> [DIRECTIONS FOR THIS TASK]:
Pictures aside, quote the whole listing exactly.

↓↓↓

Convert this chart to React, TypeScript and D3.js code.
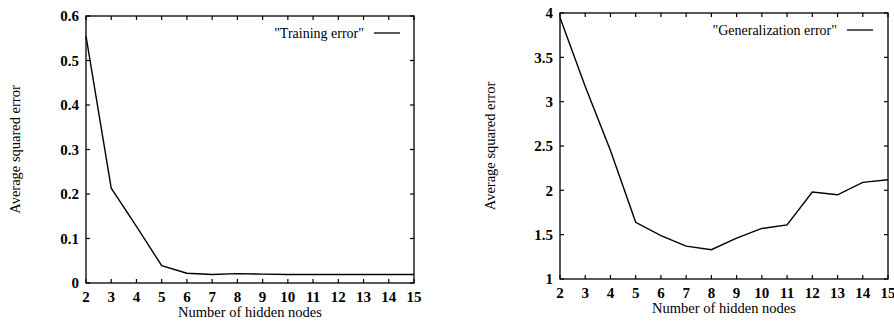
import React from "react";
import * as d3 from "d3";

const hiddenNodes = [2, 3, 4, 5, 6, 7, 8, 9, 10, 11, 12, 13, 14, 15];
const trainingError = [0.555, 0.213, 0.127, 0.039, 0.022, 0.019, 0.021, 0.02, 0.019, 0.019, 0.019, 0.019, 0.019, 0.019];
const generalizationError = [3.95, 3.17, 2.45, 1.64, 1.49, 1.37, 1.33, 1.46, 1.57, 1.61, 1.98, 1.95, 2.09, 2.12];
const trainingTicks = [0, 0.1, 0.2, 0.3, 0.4, 0.5, 0.6];
const generalizationTicks = [1, 1.5, 2, 2.5, 3, 3.5, 4];

const FONT = '"Liberation Serif", "DejaVu Serif", serif';

type PanelProps = {
  box: { left: number; right: number; top: number; bottom: number };
  values: number[];
  yTicks: number[];
  yDomain: [number, number];
  label: string;
  legendEnd: number;
  legendY: number;
  titleX: number;
  xLabelY: number;
  xTitleY: number;
};

const Panel = ({ box, values, yTicks, yDomain, label, legendEnd, legendY, titleX, xLabelY, xTitleY }: PanelProps) => {
  const x = d3.scaleLinear().domain([2, 15]).range([box.left, box.right]);
  const y = d3.scaleLinear().domain(yDomain).range([box.bottom, box.top]);
  const line = d3.line<number>()
    .x((_, i) => x(hiddenNodes[i]))
    .y(d => y(d));
  const tick = 4;
  const midY = (box.top + box.bottom) / 2;

  return (
    <g style={{ fontFamily: FONT }} fill="#000">
      <rect x={box.left} y={box.top} width={box.right - box.left} height={box.bottom - box.top}
        fill="none" stroke="#000" strokeWidth={1.3} />
      {hiddenNodes.map(n => (
        <g key={"x" + n}>
          <line x1={x(n)} x2={x(n)} y1={box.bottom} y2={box.bottom - tick} stroke="#000" strokeWidth={1.2} />
          <line x1={x(n)} x2={x(n)} y1={box.top} y2={box.top + tick} stroke="#000" strokeWidth={1.2} />
          <text x={x(n)} y={xLabelY} textAnchor="middle" fontSize={15} fontWeight="bold">{n}</text>
        </g>
      ))}
      {yTicks.map(t => (
        <g key={"y" + t}>
          <line x1={box.left} x2={box.left + tick} y1={y(t)} y2={y(t)} stroke="#000" strokeWidth={1.2} />
          <line x1={box.right} x2={box.right - tick} y1={y(t)} y2={y(t)} stroke="#000" strokeWidth={1.2} />
          <text x={box.left - 7} y={y(t)} dy="0.35em" textAnchor="end" fontSize={15} fontWeight="bold">{t}</text>
        </g>
      ))}
      <path d={line(values) ?? ""} fill="none" stroke="#000" strokeWidth={1.4} />
      <text x={legendEnd - 36} y={legendY} dy="0.35em" textAnchor="end" fontSize={14}>{label}</text>
      <line x1={legendEnd - 26} x2={legendEnd} y1={legendY} y2={legendY} stroke="#000" strokeWidth={1.3} />
      <text x={(box.left + box.right) / 2} y={xTitleY} textAnchor="middle" fontSize={14.5}>Number of hidden nodes</text>
      <text transform={`translate(${titleX},${midY}) rotate(-90)`} textAnchor="middle" dy="0.35em" fontSize={14.5}>
        Average squared error
      </text>
    </g>
  );
};

export default function App() {
  return (
    <svg width={894} height={321} style={{ position: "absolute", left: 0, top: 0, background: "#fff" }}>
      <Panel
        box={{ left: 86, right: 414, top: 16, bottom: 283 }}
        values={trainingError}
        yTicks={trainingTicks}
        yDomain={[0, 0.6]}
        label={'"Training error"'}
        legendEnd={400}
        legendY={33}
        titleX={15}
        xLabelY={302}
        xTitleY={317}
      />
      <Panel
        box={{ left: 560, right: 888, top: 13, bottom: 279 }}
        values={generalizationError}
        yTicks={generalizationTicks}
        yDomain={[1, 4]}
        label={'"Generalization error"'}
        legendEnd={873}
        legendY={30}
        titleX={490}
        xLabelY={298}
        xTitleY={313}
      />
    </svg>
  );
}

↑↑↑

> [COMPLETED EXERCISE]:
Convert this chart to React, TypeScript and D3.js code.
import React from "react";
import * as d3 from "d3";

const hiddenNodes = [2, 3, 4, 5, 6, 7, 8, 9, 10, 11, 12, 13, 14, 15];
const trainingError = [0.555, 0.213, 0.127, 0.039, 0.022, 0.019, 0.021, 0.02, 0.019, 0.019, 0.019, 0.019, 0.019, 0.019];
const generalizationError = [3.95, 3.17, 2.45, 1.64, 1.49, 1.37, 1.33, 1.46, 1.57, 1.61, 1.98, 1.95, 2.09, 2.12];
const trainingTicks = [0, 0.1, 0.2, 0.3, 0.4, 0.5, 0.6];
const generalizationTicks = [1, 1.5, 2, 2.5, 3, 3.5, 4];

const FONT = '"Liberation Serif", "DejaVu Serif", serif';

type PanelProps = {
  box: { left: number; right: number; top: number; bottom: number };
  values: number[];
  yTicks: number[];
  yDomain: [number, number];
  label: string;
  legendEnd: number;
  legendY: number;
  titleX: number;
  xLabelY: number;
  xTitleY: number;
};

const Panel = ({ box, values, yTicks, yDomain, label, legendEnd, legendY, titleX, xLabelY, xTitleY }: PanelProps) => {
  const x = d3.scaleLinear().domain([2, 15]).range([box.left, box.right]);
  const y = d3.scaleLinear().domain(yDomain).range([box.bottom, box.top]);
  const line = d3.line<number>()
    .x((_, i) => x(hiddenNodes[i]))
    .y(d => y(d));
  const tick = 4;
  const midY = (box.top + box.bottom) / 2;

  return (
    <g style={{ fontFamily: FONT }} fill="#000">
      <rect x={box.left} y={box.top} width={box.right - box.left} height={box.bottom - box.top}
        fill="none" stroke="#000" strokeWidth={1.3} />
      {hiddenNodes.map(n => (
        <g key={"x" + n}>
          <line x1={x(n)} x2={x(n)} y1={box.bottom} y2={box.bottom - tick} stroke="#000" strokeWidth={1.2} />
          <line x1={x(n)} x2={x(n)} y1={box.top} y2={box.top + tick} stroke="#000" strokeWidth={1.2} />
          <text x={x(n)} y={xLabelY} textAnchor="middle" fontSize={15} fontWeight="bold">{n}</text>
        </g>
      ))}
      {yTicks.map(t => (
        <g key={"y" + t}>
          <line x1={box.left} x2={box.left + tick} y1={y(t)} y2={y(t)} stroke="#000" strokeWidth={1.2} />
          <line x1={box.right} x2={box.right - tick} y1={y(t)} y2={y(t)} stroke="#000" strokeWidth={1.2} />
          <text x={box.left - 7} y={y(t)} dy="0.35em" textAnchor="end" fontSize={15} fontWeight="bold">{t}</text>
        </g>
      ))}
      <path d={line(values) ?? ""} fill="none" stroke="#000" strokeWidth={1.4} />
      <text x={legendEnd - 36} y={legendY} dy="0.35em" textAnchor="end" fontSize={14}>{label}</text>
      <line x1={legendEnd - 26} x2={legendEnd} y1={legendY} y2={legendY} stroke="#000" strokeWidth={1.3} />
      <text x={(box.left + box.right) / 2} y={xTitleY} textAnchor="middle" fontSize={14.5}>Number of hidden nodes</text>
      <text transform={`translate(${titleX},${midY}) rotate(-90)`} textAnchor="middle" dy="0.35em" fontSize={14.5}>
        Average squared error
      </text>
    </g>
  );
};

export default function App() {
  return (
    <svg width={894} height={321} style={{ position: "absolute", left: 0, top: 0, background: "#fff" }}>
      <Panel
        box={{ left: 86, right: 414, top: 16, bottom: 283 }}
        values={trainingError}
        yTicks={trainingTicks}
        yDomain={[0, 0.6]}
        label={'"Training error"'}
        legendEnd={400}
        legendY={33}
        titleX={15}
        xLabelY={302}
        xTitleY={317}
      />
      <Panel
        box={{ left: 560, right: 888, top: 13, bottom: 279 }}
        values={generalizationError}
        yTicks={generalizationTicks}
        yDomain={[1, 4]}
        label={'"Generalization error"'}
        legendEnd={873}
        legendY={30}
        titleX={490}
        xLabelY={298}
        xTitleY={313}
      />
    </svg>
  );
}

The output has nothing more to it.